Until the Day I Die marks the third release for Australian musical powerhouse Kollaps. The act is most often classified as “post-industrial,” but the label doesn’t come close to doing the group’s sound justice. Kollaps serves up distorted, noisy, droning, ominous tunes whose sounds don’t evoke impressions of Re_Agent and Iszoloscope as much as they do acts like Sunn O)))), Godflesh, Boris, and bits of A Place to Bury Strangers, although even those comparisons don’t fully describe the transcendent visions of Kollaps’ musical undertakings. The band’s approach on this latest LP is a deep cutting, heavily distorted cacophony of percussion provided by found instruments and discrete discarded objects (in the vein of Einstürzende Neubauten) interspersed with nihilistic recitatives and lyrics that evoke religious iconography, lurid perversion, and profound maudlin hopelessness, all of which contributes to the deep impression left on the listener from this seven-song release.
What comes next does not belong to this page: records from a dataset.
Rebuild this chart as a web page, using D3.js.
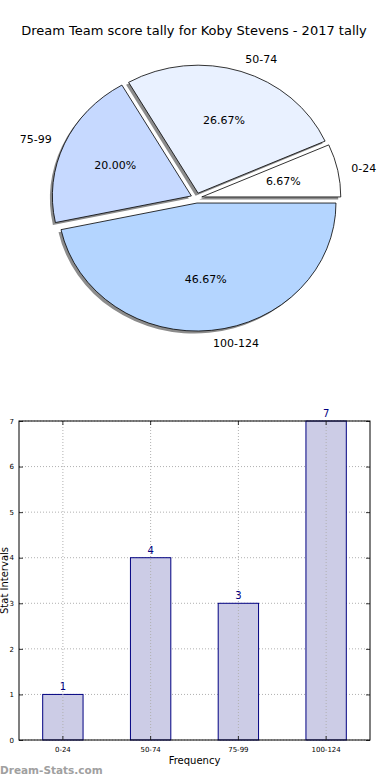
<!DOCTYPE html>
<html>
<head>
<meta charset="utf-8">
<script src="https://cdn.jsdelivr.net/npm/d3@7"></script>
<style>
  body { margin: 0; background: #fff; }
  svg { display: block; font-family: "DejaVu Sans", sans-serif; }
</style>
</head>
<body>
<div id="wrapper"></div>
<script>
const categories = ["0-24", "50-74", "75-99", "100-124"];
const counts = [1, 4, 3, 7];
const pieColors = ["#ffffff", "#e9f1ff", "#c6d9ff", "#b4d5ff"];
const yTicks = [0, 1, 2, 3, 4, 5, 6, 7];
const title = "Dream Team score tally for Koby Stevens - 2017 tally";

const svg = d3.select("#wrapper").append("svg")
    .attr("width", 390)
    .attr("height", 780);

svg.append("text")
    .attr("x", 194).attr("y", 35)
    .attr("text-anchor", "middle")
    .attr("font-size", 13)
    .text(title);

// pie (matplotlib style: ccw from east, exploded, shadow, slightly squashed)
const pie = { cx: 196.4, cy: 198, r: 139, ky: 128 / 139, explode: 5.5 };
const total = d3.sum(counts);

const slices = d3.pie()
    .sort(null)
    .startAngle(Math.PI / 2)
    .endAngle(Math.PI / 2 - 2 * Math.PI)(counts);

const arc = d3.arc().innerRadius(0).outerRadius(pie.r);

const pieG = svg.append("g");

slices.forEach(s => {
    const mid = (s.startAngle + s.endAngle) / 2;
    s.ox = pie.cx + Math.sin(mid) * pie.explode;
    s.oy = pie.cy - Math.cos(mid) * pie.explode * pie.ky;
    s.mid = mid;
});

// shadows first
slices.forEach(s => {
    pieG.append("path")
        .attr("d", arc(s))
        .attr("transform", `translate(${s.ox - 2.5},${s.oy + 2.5}) scale(1,${pie.ky})`)
        .attr("fill", "#8c8c8c");
});

slices.forEach((s, i) => {
    pieG.append("path")
        .attr("d", arc(s))
        .attr("transform", `translate(${s.ox},${s.oy}) scale(1,${pie.ky})`)
        .attr("fill", pieColors[i])
        .attr("stroke", "#000")
        .attr("stroke-width", 0.8)
        .attr("vector-effect", "non-scaling-stroke");

    const lx = s.ox + 1.1 * pie.r * Math.sin(s.mid);
    const ly = s.oy - 1.1 * pie.r * Math.cos(s.mid) * pie.ky;
    pieG.append("text")
        .attr("x", lx).attr("y", ly)
        .attr("dy", "0.35em")
        .attr("font-size", 11)
        .attr("text-anchor", Math.sin(s.mid) > 0 ? "start" : "end")
        .text(categories[i]);

    const px = s.ox + 0.6 * pie.r * Math.sin(s.mid);
    const py = s.oy - 0.6 * pie.r * Math.cos(s.mid) * pie.ky;
    pieG.append("text")
        .attr("x", px).attr("y", py)
        .attr("dy", "0.35em")
        .attr("font-size", 11)
        .attr("text-anchor", "middle")
        .text(d3.format(".2f")(counts[i] / total * 100) + "%");
});

// bar chart
const bar = { left: 19, right: 370, top: 421, bottom: 740 };

const xScaler = d3.scaleBand()
    .domain(categories)
    .range([bar.left, bar.right])
    .paddingInner(0.54)
    .paddingOuter(0.27);

const yScaler = d3.scaleLinear()
    .domain([0, 7])
    .range([bar.bottom, bar.top]);

const barG = svg.append("g");

// grid
barG.selectAll(".hgrid").data(yTicks).join("line")
    .attr("x1", bar.left).attr("x2", bar.right)
    .attr("y1", d => yScaler(d)).attr("y2", d => yScaler(d))
    .attr("stroke", "#b0b0b0").attr("stroke-dasharray", "1,2");

barG.selectAll(".bar").data(counts).join("rect")
    .attr("x", (d, i) => xScaler(categories[i]))
    .attr("y", d => yScaler(d))
    .attr("width", xScaler.bandwidth())
    .attr("height", d => bar.bottom - yScaler(d))
    .attr("fill", "#ccccE6")
    .attr("stroke", "#000080")
    .attr("stroke-width", 1);

barG.selectAll(".vgrid").data(categories).join("line")
    .attr("x1", d => xScaler(d) + xScaler.bandwidth() / 2)
    .attr("x2", d => xScaler(d) + xScaler.bandwidth() / 2)
    .attr("y1", bar.top).attr("y2", bar.bottom)
    .attr("stroke", "#b0b0b0").attr("stroke-dasharray", "1,2");

barG.selectAll(".val").data(counts).join("text")
    .attr("x", (d, i) => xScaler(categories[i]) + xScaler.bandwidth() / 2)
    .attr("y", d => yScaler(d) - 4)
    .attr("text-anchor", "middle")
    .attr("font-size", 10)
    .attr("fill", "#000080")
    .text(d => d);

// axes
const xAxis = d3.axisBottom(xScaler).tickSize(-4).tickPadding(7);
const yAxis = d3.axisLeft(yScaler).tickValues(yTicks).tickFormat(d3.format("d")).tickSize(-4).tickPadding(5);

const gx = barG.append("g")
    .attr("transform", `translate(0,${bar.bottom})`)
    .call(xAxis);
const gy = barG.append("g")
    .attr("transform", `translate(${bar.left},0)`)
    .call(yAxis);
barG.append("g")
    .attr("transform", `translate(0,${bar.top})`)
    .call(d3.axisTop(xScaler).tickSize(-4).tickFormat(""));
barG.append("g")
    .attr("transform", `translate(${bar.right},0)`)
    .call(d3.axisRight(yScaler).tickValues(yTicks).tickSize(-4).tickFormat(""));

barG.selectAll(".domain").remove();
barG.selectAll(".tick line").attr("stroke", "#000").attr("stroke-width", 0.8);
gx.selectAll("text").attr("font-size", 7).attr("font-family", "DejaVu Sans");
gy.selectAll("text").attr("font-size", 7).attr("font-family", "DejaVu Sans");

barG.append("rect")
    .attr("x", bar.left).attr("y", bar.top)
    .attr("width", bar.right - bar.left)
    .attr("height", bar.bottom - bar.top)
    .attr("fill", "none")
    .attr("stroke", "#000")
    .attr("stroke-width", 1);

svg.append("text")
    .attr("x", (bar.left + bar.right) / 2).attr("y", 764)
    .attr("text-anchor", "middle")
    .attr("font-size", 10)
    .text("Frequency");

svg.append("text")
    .attr("transform", `translate(8,${(bar.top + bar.bottom) / 2}) rotate(-90)`)
    .attr("text-anchor", "middle")
    .attr("font-size", 10)
    .text("Stat Intervals");

svg.append("text")
    .attr("x", 0).attr("y", 774)
    .attr("font-size", 10.5)
    .attr("font-weight", "bold")
    .attr("fill", "#a0a0a0")
    .text("Dream-Stats.com");
</script>
</body>
</html>
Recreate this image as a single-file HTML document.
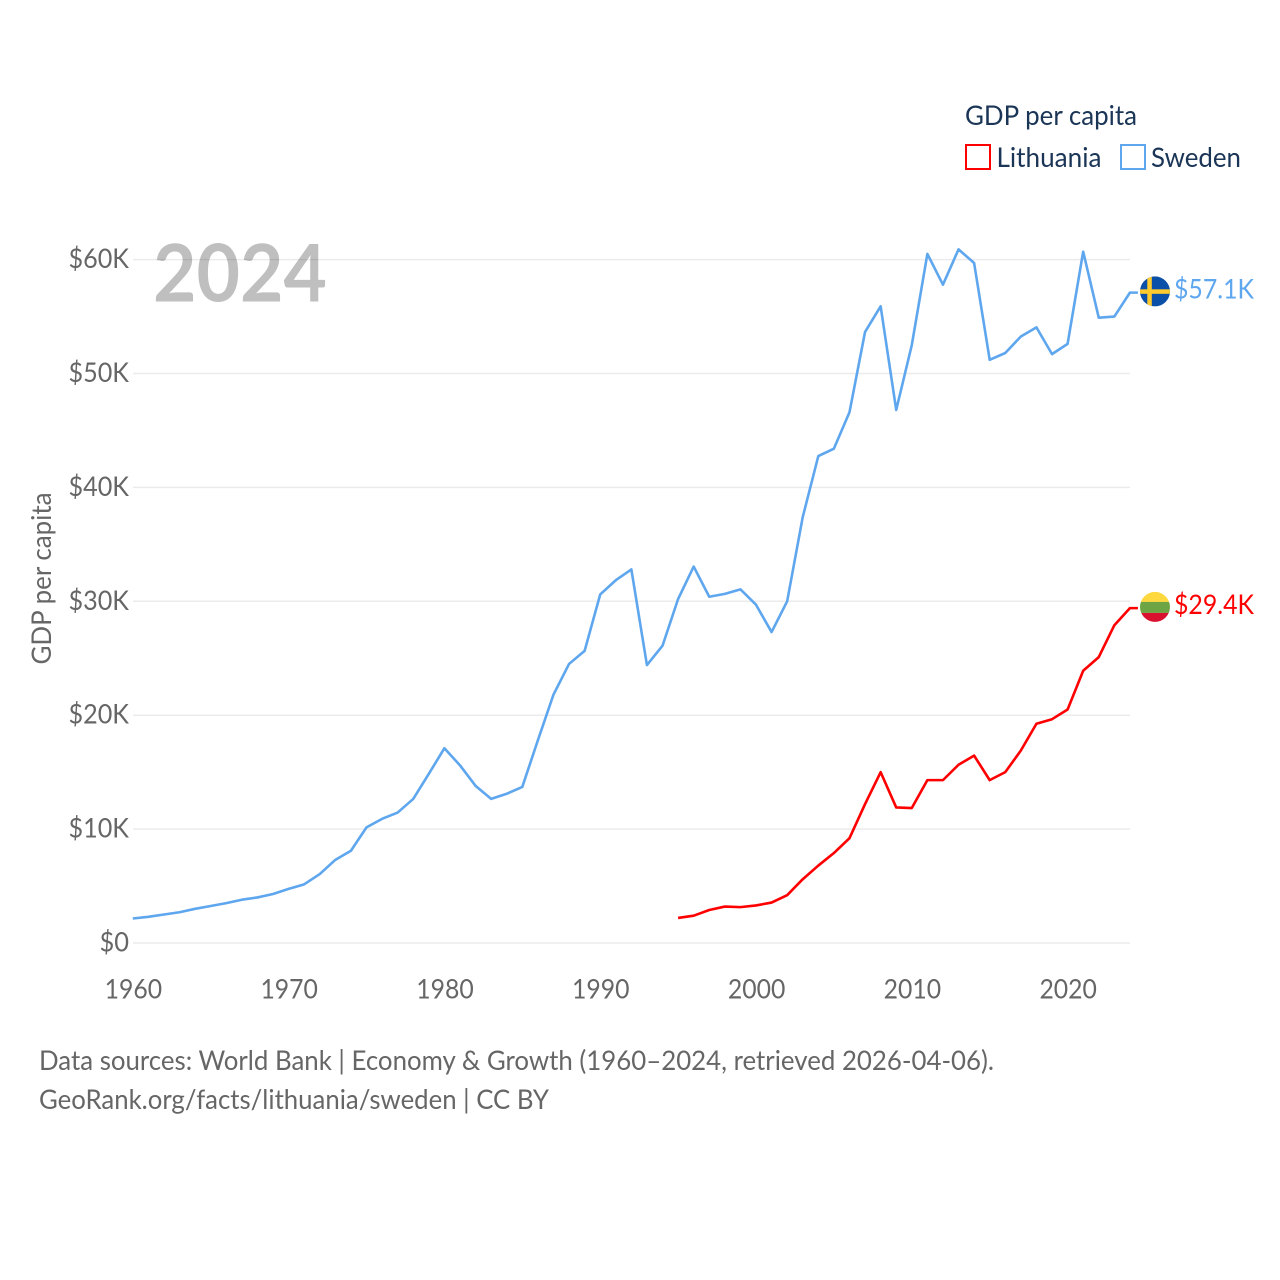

Until the Day I Die dives straight in with the opening “Relapse Theatre,” which starts silent, then gradually yet quickly crescendos into a low, throbbing drone backed with attenuated machine-like squeals, all under a layer of not-so-subtle distortion. Here, the listener is introduced to a recurring leitmotif throughout the album: film score-like percussion with low single-note pads that give way to the powerful imagery of the lyrics – in this case, a recitation of the Catholic Hail Mary juxtaposed with the doomlike atmosphere of the music. The journey continues with “D-IX,” which flows out of the first track like the Styx into a trifle of tortured moans and machine noises accompanied by sermon-like vocals. The third track, “I Believe in the Closed Fist” starts off more subdued, but quickly returns to the distorted motif, this time accompanied by a pulsating bass guitar riff, closing out with a subdued pad, adding to the already tense feelings.
The album then picks up some steam with “Hate is Forever,” which features the percussion more prominently, a steady slamming of what sounds like hard-hit floor toms or Taiko drums providing a steady rhythmic backing to the controlled belts of the vocals, all of which eventually bleeds into the more airy and less percussive “The Hand of Death.” The album’s title track, “Until the Day I Die” follows, and is a stark contrast to the squeals, screams, and slams that have marked the album’s progress to this point, offering a relatively short acoustic piece with lilting, crooning vocals reminiscent of Swans or solo Jarboe. The album concludes with “Iron Sight Halo,” a piece that features the whispered mantra-like vocals that quickly metamorphose into shouty vocal belts closed out with a foreboding bass, throbbing percussion, and a noisy crescendo sure to leave a lasting impression on the uninitiated listener… and even some who are well-traveled with noise-based tastes!
Although the description of the album may leave some listeners squeamish, Until the Day I Die is ironically a well-composed, delightful listening experience for those with bold, adventurous tastes looking to hear material that expands on established noise techniques. Though if you’re prone to nightmares, you may not want to listen with the lights off!